Martin Mull’s America is a finely blended cocktail, made the way Dad used to make it: not entirely precise and never quite right, but always better than anyone else could make it. The bitterness of failure is somehow more openly tolerated than lack of ambition. In a time when “the American Dream” was being taken out for a spin, insecurity was repressed and the stoics proclaimed that all was just fine. Seething below the seemingly calm subdivisions, however, were untold dramas. In “Sleeper” even the darkest regions of the painting are not black, they are a deep, dark warm gray, not even the deepest of shadows is still. In the foreground a figure rests, the titular ‘sleeper’ one would presume, but as always, this might not be the whole story. Why is he outside, under a tree, with a tidy suburban house behind? The tree points up, out and over the neighborhood, but lays its shadow in equal measure over the house, the lawn and the sleeper. Whether protective or accusatory, Mull does not say.
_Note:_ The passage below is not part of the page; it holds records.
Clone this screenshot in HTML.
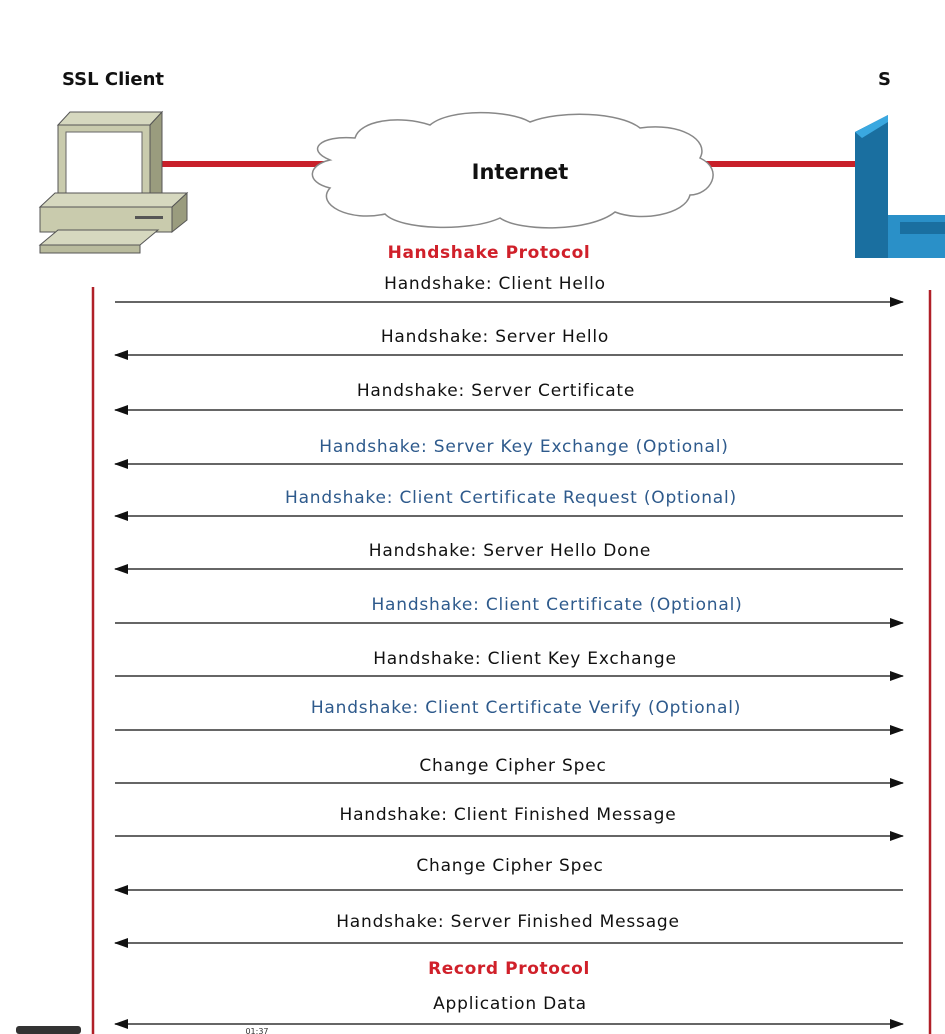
<!DOCTYPE html>
<html><head><style>body{margin:0;background:#fff}svg{display:block}</style></head><body>
<svg width="945" height="1034" xmlns="http://www.w3.org/2000/svg" font-family="DejaVu Sans, sans-serif">
<defs>
<marker id="a" markerWidth="14" markerHeight="10" refX="13" refY="5" orient="auto" markerUnits="userSpaceOnUse"><path d="M0,0 L14,5 L0,10 Z" fill="#111"/></marker>
<marker id="b" markerWidth="14" markerHeight="10" refX="1" refY="5" orient="auto" markerUnits="userSpaceOnUse"><path d="M14,0 L0,5 L14,10 Z" fill="#111"/></marker>
</defs>
<text x="62" y="85" font-size="18" font-weight="bold" fill="#111">SSL Client</text>
<text x="878" y="85" font-size="18" font-weight="bold" fill="#111">S</text>
<line x1="160" y1="164" x2="330" y2="164" stroke="#c8202a" stroke-width="6"/>
<line x1="705" y1="164" x2="860" y2="164" stroke="#c8202a" stroke-width="6"/>
<!-- computer -->
<polygon points="58,125 70,112 162,112 150,125" fill="#d6d8bf" stroke="#555"/>
<polygon points="150,125 162,112 162,195 150,205" fill="#9a9c7e" stroke="#555"/>
<rect x="58" y="125" width="92" height="80" fill="#c9cbad" stroke="#555"/>
<rect x="66" y="132" width="76" height="64" fill="#fff" stroke="#666"/>
<polygon points="40,207 55,193 187,193 172,207" fill="#d6d8bf" stroke="#555"/>
<polygon points="172,207 187,193 187,220 172,232" fill="#9a9c7e" stroke="#555"/>
<rect x="40" y="207" width="132" height="25" fill="#c9cbad" stroke="#555"/>
<rect x="135" y="216" width="28" height="3" fill="#555"/>
<polygon points="40,245 58,230 158,230 140,245" fill="#d6d8bf" stroke="#555"/>
<rect x="40" y="245" width="100" height="8" fill="#b9bb9d" stroke="#555"/>
<!-- server -->
<polygon points="855,132 888,115 945,115 945,258 855,258" fill="#1a6fa0"/>
<polygon points="855,132 888,115 888,122 862,138" fill="#3aa8e0"/>
<rect x="888" y="115" width="57" height="100" fill="#fff"/>
<rect x="888" y="215" width="57" height="43" fill="#2a90c8"/>
<rect x="900" y="222" width="45" height="12" fill="#1a6fa0"/>
<!-- cloud -->
<path d="M330,160 C305,150 320,135 355,138 C360,120 400,115 430,125 C450,108 510,110 530,122 C560,110 620,112 640,128 C680,122 710,140 700,158 C725,170 710,195 690,195 C685,215 640,222 615,212 C590,232 520,232 500,218 C470,232 400,230 385,214 C350,222 315,205 330,188 C305,182 308,165 330,160 Z" fill="#fff" stroke="#888" stroke-width="1.5"/>
<text x="520" y="179" font-size="21" font-weight="bold" text-anchor="middle" fill="#111">Internet</text>
<text x="489" y="258" font-size="17" font-weight="bold" letter-spacing="0.6" text-anchor="middle" fill="#d0202a">Handshake Protocol</text>
<text x="509" y="974" font-size="17" font-weight="bold" letter-spacing="0.6" text-anchor="middle" fill="#d0202a">Record Protocol</text>
<line x1="93" y1="287" x2="93" y2="1034" stroke="#b02028" stroke-width="2.5"/>
<line x1="930" y1="290" x2="930" y2="1034" stroke="#b02028" stroke-width="2.5"/>
<g stroke="#333" stroke-width="1.5">
<line x1="115" y1="302" x2="903" y2="302" marker-end="url(#a)"/>
<line x1="115" y1="355" x2="903" y2="355" marker-start="url(#b)"/>
<line x1="115" y1="410" x2="903" y2="410" marker-start="url(#b)"/>
<line x1="115" y1="464" x2="903" y2="464" marker-start="url(#b)"/>
<line x1="115" y1="516" x2="903" y2="516" marker-start="url(#b)"/>
<line x1="115" y1="569" x2="903" y2="569" marker-start="url(#b)"/>
<line x1="115" y1="623" x2="903" y2="623" marker-end="url(#a)"/>
<line x1="115" y1="676" x2="903" y2="676" marker-end="url(#a)"/>
<line x1="115" y1="730" x2="903" y2="730" marker-end="url(#a)"/>
<line x1="115" y1="783" x2="903" y2="783" marker-end="url(#a)"/>
<line x1="115" y1="836" x2="903" y2="836" marker-end="url(#a)"/>
<line x1="115" y1="890" x2="903" y2="890" marker-start="url(#b)"/>
<line x1="115" y1="943" x2="903" y2="943" marker-start="url(#b)"/>
<line x1="115" y1="1024" x2="903" y2="1024" marker-start="url(#b)" marker-end="url(#a)"/>
</g>
<g font-size="17" letter-spacing="0.8" text-anchor="middle" fill="#111">
<text x="495" y="289">Handshake: Client Hello</text>
<text x="495" y="342">Handshake: Server Hello</text>
<text x="496" y="396">Handshake: Server Certificate</text>
<text x="524" y="452" fill="#2e5a8c">Handshake: Server Key Exchange (Optional)</text>
<text x="511" y="503" fill="#2e5a8c">Handshake: Client Certificate Request (Optional)</text>
<text x="510" y="556">Handshake: Server Hello Done</text>
<text x="557" y="610" fill="#2e5a8c">Handshake: Client Certificate (Optional)</text>
<text x="525" y="664">Handshake: Client Key Exchange</text>
<text x="526" y="713" fill="#2e5a8c">Handshake: Client Certificate Verify (Optional)</text>
<text x="513" y="771">Change Cipher Spec</text>
<text x="508" y="820">Handshake: Client Finished Message</text>
<text x="510" y="871">Change Cipher Spec</text>
<text x="508" y="927">Handshake: Server Finished Message</text>
<text x="510" y="1009">Application Data</text>
</g>
<rect x="16" y="1026" width="65" height="8" rx="3" fill="#333"/>
<text x="257" y="1034" font-size="8" text-anchor="middle" fill="#333">01:37</text>
</svg>
</body></html>
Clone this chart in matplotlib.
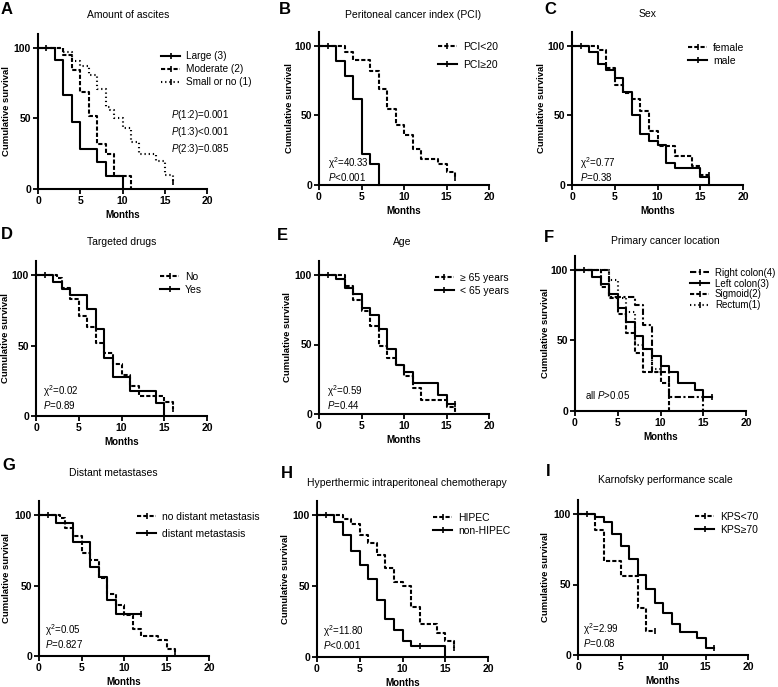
import numpy as np
import matplotlib
matplotlib.use("Agg")
from matplotlib import pyplot as plt
from matplotlib.lines import Line2D

plt.rcParams['font.family'] = ['Liberation Sans', 'DejaVu Sans']
plt.rcParams['mathtext.fontset'] = 'custom'
plt.rcParams['mathtext.rm'] = 'Liberation Sans'
plt.rcParams['mathtext.it'] = 'Liberation Sans:italic'

W, H = 778, 687

# ---- data (months, cumulative survival %) ----
A_LARGE_T = [0, 2, 3, 4, 5, 7, 8, 10]
A_LARGE_S = [100, 91.7, 66.7, 47.6, 28.6, 19.0, 9.5, 0]
A_MOD_T = [0, 3, 4, 5, 6, 7, 8, 9, 11]
A_MOD_S = [100, 95, 84.6, 68.5, 51.5, 32, 25, 9, 0]
A_SMALL_T = [0, 3, 4, 5, 6, 7, 8, 8.5, 9, 10, 11, 12, 14, 15, 16]
A_SMALL_S = [100, 97, 91, 87.5, 81, 71, 58, 56, 50, 43, 33, 25, 20, 10, 5]

B_LO_T = [0, 3, 4, 6, 7, 8, 9, 10, 11, 12, 14, 15, 16]
B_LO_S = [100, 96, 90, 82, 69, 55, 43, 36, 26, 19, 15, 9, 5]
B_HI_T = [0, 2, 3, 4, 5, 6, 7]
B_HI_S = [100, 89, 78.5, 62, 22.5, 15, 0]

C_FEMALE_T = [0, 3, 4, 5, 6, 7, 8, 9, 10, 12, 14, 15, 16]
C_FEMALE_S = [100, 97, 84, 72, 66, 62, 53, 39, 28, 21, 14, 7, 7]
C_MALE_T = [0, 2, 3, 4, 5, 6, 7, 8, 9, 10, 11, 12, 15, 16]
C_MALE_S = [100, 96, 87, 83, 77, 67, 50, 37, 32, 29, 16, 12, 6, 0]

D_NO_T = [0, 2.5, 3, 4, 5, 6, 7, 8, 9, 10, 11, 12, 15, 16]
D_NO_S = [100, 98, 91, 83, 71, 63, 52, 45, 37, 29, 21, 14, 10, 5]
D_YES_T = [0, 2, 3, 4, 6, 7, 8, 9, 11, 14, 15]
D_YES_S = [100, 95, 90, 86, 76, 62, 41, 28, 18, 9, 0]

E_GE65_T = [0, 3, 4, 5, 6, 7, 8, 9, 10, 11, 12, 15, 16]
E_GE65_S = [100, 92, 82, 74, 63, 49, 40, 35, 27, 19, 10, 5, 0]
E_LT65_T = [0, 2, 3, 4, 5, 6, 7, 8, 9, 10, 11, 14, 15, 16]
E_LT65_S = [100, 97, 91, 86, 76, 71, 61, 47, 35, 30, 22, 14, 7, 7]

F_RIGHT_T = [0, 4, 7, 8, 9, 11, 15]
F_RIGHT_S = [100, 81, 75, 61, 28, 10, 0]
F_LEFT_T = [0, 2, 3, 4, 5, 6, 7, 8, 9, 10, 11, 12, 14, 15, 16]
F_LEFT_S = [100, 95, 90, 83, 73, 63, 53, 44, 39, 32, 28, 20, 15, 10, 10]
F_SIG_T = [0, 3, 4, 5, 6, 7, 8, 10, 11]
F_SIG_S = [100, 88, 80, 69, 55, 41, 28, 20, 0]
F_RECT_T = [0, 4, 5, 6, 7, 8, 9, 10]
F_RECT_S = [100, 93, 80, 70, 47, 44, 30, 30]

G_NODM_T = [0, 2.5, 3, 4, 5, 6, 7, 8, 9, 10, 11, 12, 14, 15, 16]
G_NODM_S = [100, 98, 91, 85, 73, 68, 55, 44, 36, 29, 19, 14, 11, 5, 3]
G_DM_T = [0, 2, 4, 6, 7, 8, 9, 12]
G_DM_S = [100, 94, 81, 63, 56, 40, 30, 30]

H_HIPEC_T = [0, 3, 4, 5, 6, 7, 8, 9, 10, 11, 12, 14, 15, 16]
H_HIPEC_S = [100, 97, 94, 86, 80, 72, 63, 53, 50, 35, 23, 17, 11, 6]
H_NON_T = [0, 2, 3, 4, 5, 6, 7, 8, 9, 10, 11, 15]
H_NON_S = [100, 95, 86, 75, 65, 55, 40, 27, 19, 11, 8, 0]

I_LO_T = [0, 2, 3, 5, 7, 8, 9]
I_LO_S = [100, 89, 67, 56, 33, 17, 17]
I_HI_T = [0, 2, 3, 4, 5, 6, 7, 8, 9, 10, 11, 12, 14, 15, 16]
I_HI_S = [100, 98, 94, 86, 77, 68, 57, 47, 37, 30, 22, 16, 12, 5, 5]

DASH = (0, (2, 1))
DOT = (0, (0.6, 1.4))
DASHDOT = (0, (3, 1.2, 1, 1.2))
SOLID = '-'

# panel: letter, title, series [(t, s, style, label, censored times)], note lines
PANELS = [
    dict(letter='A', title='Amount of ascites',
         series=[(A_LARGE_T, A_LARGE_S, SOLID, 'Large (3)', []),
                 (A_MOD_T, A_MOD_S, DASH, 'Moderate (2)', []),
                 (A_SMALL_T, A_SMALL_S, DOT, 'Small or no (1)', [1, 16])],
         notes=['$\\mathit{P}$(1:2)=0.001', '$\\mathit{P}$(1:3)<0.001', '$\\mathit{P}$(2:3)=0.085']),
    dict(letter='B', title='Peritoneal cancer index (PCI)',
         series=[(B_LO_T, B_LO_S, DASH, 'PCI<20', [1, 16]),
                 (B_HI_T, B_HI_S, SOLID, 'PCI≥20', [])],
         notes=['χ$^{2}$=40.33', '$\\mathit{P}$<0.001']),
    dict(letter='C', title='Sex',
         series=[(C_FEMALE_T, C_FEMALE_S, DASH, 'female', [16]),
                 (C_MALE_T, C_MALE_S, SOLID, 'male', [1])],
         notes=['χ$^{2}$=0.77', '$\\mathit{P}$=0.38']),
    dict(letter='D', title='Targeted drugs',
         series=[(D_NO_T, D_NO_S, DASH, 'No', [16]),
                 (D_YES_T, D_YES_S, SOLID, 'Yes', [1])],
         notes=['χ$^{2}$=0.02', '$\\mathit{P}$=0.89']),
    dict(letter='E', title='Age',
         series=[(E_GE65_T, E_GE65_S, DASH, '≥ 65 years', []),
                 (E_LT65_T, E_LT65_S, SOLID, '< 65 years', [1, 16])],
         notes=['χ$^{2}$=0.59', '$\\mathit{P}$=0.44']),
    dict(letter='F', title='Primary cancer location',
         series=[(F_RIGHT_T, F_RIGHT_S, DASHDOT, 'Right colon(4)', []),
                 (F_LEFT_T, F_LEFT_S, SOLID, 'Left colon(3)', [1, 16]),
                 (F_SIG_T, F_SIG_S, DASH, 'Sigmoid(2)', []),
                 (F_RECT_T, F_RECT_S, DOT, 'Rectum(1)', [10])],
         notes=['all $\\mathit{P}$>0.05']),
    dict(letter='G', title='Distant metastases',
         series=[(G_NODM_T, G_NODM_S, DASH, 'no distant metastasis', [16]),
                 (G_DM_T, G_DM_S, SOLID, 'distant metastasis', [1, 12])],
         notes=['χ$^{2}$=0.05', '$\\mathit{P}$=0.827']),
    dict(letter='H', title='Hyperthermic intraperitoneal chemotherapy',
         series=[(H_HIPEC_T, H_HIPEC_S, DASH, 'HIPEC', [16]),
                 (H_NON_T, H_NON_S, SOLID, 'non-HIPEC', [1, 12])],
         notes=['χ$^{2}$=11.80', '$\\mathit{P}$<0.001']),
    dict(letter='I', title='Karnofsky performance scale',
         series=[(I_LO_T, I_LO_S, DASH, 'KPS<70', [9]),
                 (I_HI_T, I_HI_S, SOLID, 'KPS≥70', [1, 16])],
         notes=['χ$^{2}$=2.99', '$\\mathit{P}$=0.08']),
]

# layout in pixels: x of 0 and 20 months, y of 0 and 100 %
AX_PX = [(38, 207, 189, 48), (319, 489, 185, 46), (572, 743, 185, 46),
         (36, 207, 416, 275), (319, 489, 414, 275), (575, 746, 411, 270),
         (39, 209, 656, 515), (317, 488, 657, 515), (578, 748, 655, 514)]
YLABEL_X = [7, 290, 541, 6, 288, 545, 7, 285, 545]
LETTER_PX = [(1, 9), (279, 10), (544, 9), (1, 235), (277, 236), (544, 237),
             (2, 466), (281, 473), (546, 471)]
TITLE_PX = [(128, 15), (413, 15), (648, 14), (122, 242), (402, 242), (665, 241),
            (113, 473), (407, 483), (665, 480)]
# legend: line start x, first row y, row spacing, font size
LEG_PX = [(161, 55, 14.5, 7.2), (438, 46, 20, 7.5), (688, 47, 15, 7.5),
          (160, 276, 15, 7.5), (435, 277, 15, 7.5), (690, 271, 12, 7),
          (137, 516, 19, 7.5), (433, 517, 15, 7.5), (695, 516, 15, 7.5)]
# notes: block centre pixel position, line spacing factor
NOTE_PX = [(171, 132, 1.35), (328, 169, 1.0), (580, 169, 1.0), (43, 397, 1.0),
           (327, 397, 1.0), (585, 395, 1.0), (45, 636, 1.05), (323, 637, 1.05),
           (583, 635, 1.05)]

fig = plt.figure(figsize=(W / 100, H / 100), dpi=100)


def step_value(t, s, x):
    i = np.searchsorted(t, x, side='right') - 1
    return s[max(i, 0)]


for k, p in enumerate(PANELS):
    x0, x20, y0, y100 = AX_PX[k]
    h = (y0 - y100) * 1.1
    axw = x20 - x0
    ax = fig.add_axes([x0 / W, 1 - y0 / H, axw / W, h / H])
    handles, labels = [], []
    for t, s, ls, lab, cens in p['series']:
        ax.step(t, s, where='post', color='k', lw=1.5, ls=ls, clip_on=False)
        if cens:
            cy = [step_value(t, s, c) for c in cens]
            ax.plot(cens, cy, ls='none', marker='|', ms=4, mew=1.2, color='k', clip_on=False)
        handles.append(Line2D([], [], color='k', lw=1.5, ls=ls, marker='|', ms=4, mew=1.2))
        labels.append(lab)
    ax.set_xlim(0, 20)
    ax.set_ylim(0, 110)
    ax.set_xticks([0, 5, 10, 15, 20])
    ax.set_yticks([0, 50, 100])
    for sp in ['top', 'right']:
        ax.spines[sp].set_visible(False)
    for sp in ['left', 'bottom']:
        ax.spines[sp].set_linewidth(1.5)
    ax.tick_params(direction='out', length=3.5, width=1.3, labelsize=7.5, pad=1.5)
    for lb in ax.get_xticklabels() + ax.get_yticklabels():
        lb.set_fontweight('bold')
    ax.set_xlabel('Months', fontsize=7, fontweight='bold', labelpad=3)
    ax.set_ylabel('Cumulative survival', fontsize=6.8, fontweight='bold', va='center')
    ax.yaxis.set_label_coords((YLABEL_X[k] - x0) / axw, 0.5)

    # legend
    lx, ly, lsp, lfs = LEG_PX[k]
    n = len(labels)
    mid_y = ly + lsp * (n - 1) / 2
    fs_px = lfs * 100 / 72
    ax.legend(handles, labels, loc='center left',
              bbox_to_anchor=((lx - x0) / axw, (y0 - mid_y) / h),
              frameon=False, fontsize=lfs, borderpad=0, borderaxespad=0,
              handlelength=19 / fs_px, handletextpad=6 / fs_px,
              labelspacing=max(lsp / fs_px - 1.15, 0.05), numpoints=1)

    # notes, one text block per panel
    nx, ny, nls = NOTE_PX[k]
    fig.text(nx / W, 1 - ny / H, '\n'.join(p['notes']), fontsize=7,
             ha='left', va='center', linespacing=nls)

    # letter and title
    lx2, ly2 = LETTER_PX[k]
    fig.text(lx2 / W, 1 - ly2 / H, p['letter'], fontsize=12, fontweight='bold',
             ha='left', va='center')
    tx, ty = TITLE_PX[k]
    fig.text(tx / W, 1 - ty / H, p['title'], fontsize=7.5, ha='center', va='center')

fig.savefig('out.png', dpi=100)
Educated at the Rhode Island School of Design in the nineteen sixties, Mull’s task, as he puts it, is to “examine an instant.” Many of his compositions are frozen moments that never quite were, combinations of scenes that make sense only in the subconscious. Each image could be a word in a longer story, a scene in a life, but they are incomplete, undefined, and never answered in Mull’s paintings. With a dedication to the craft, Mull paints scenes from the collective subconscious, revealing cracks in the facade.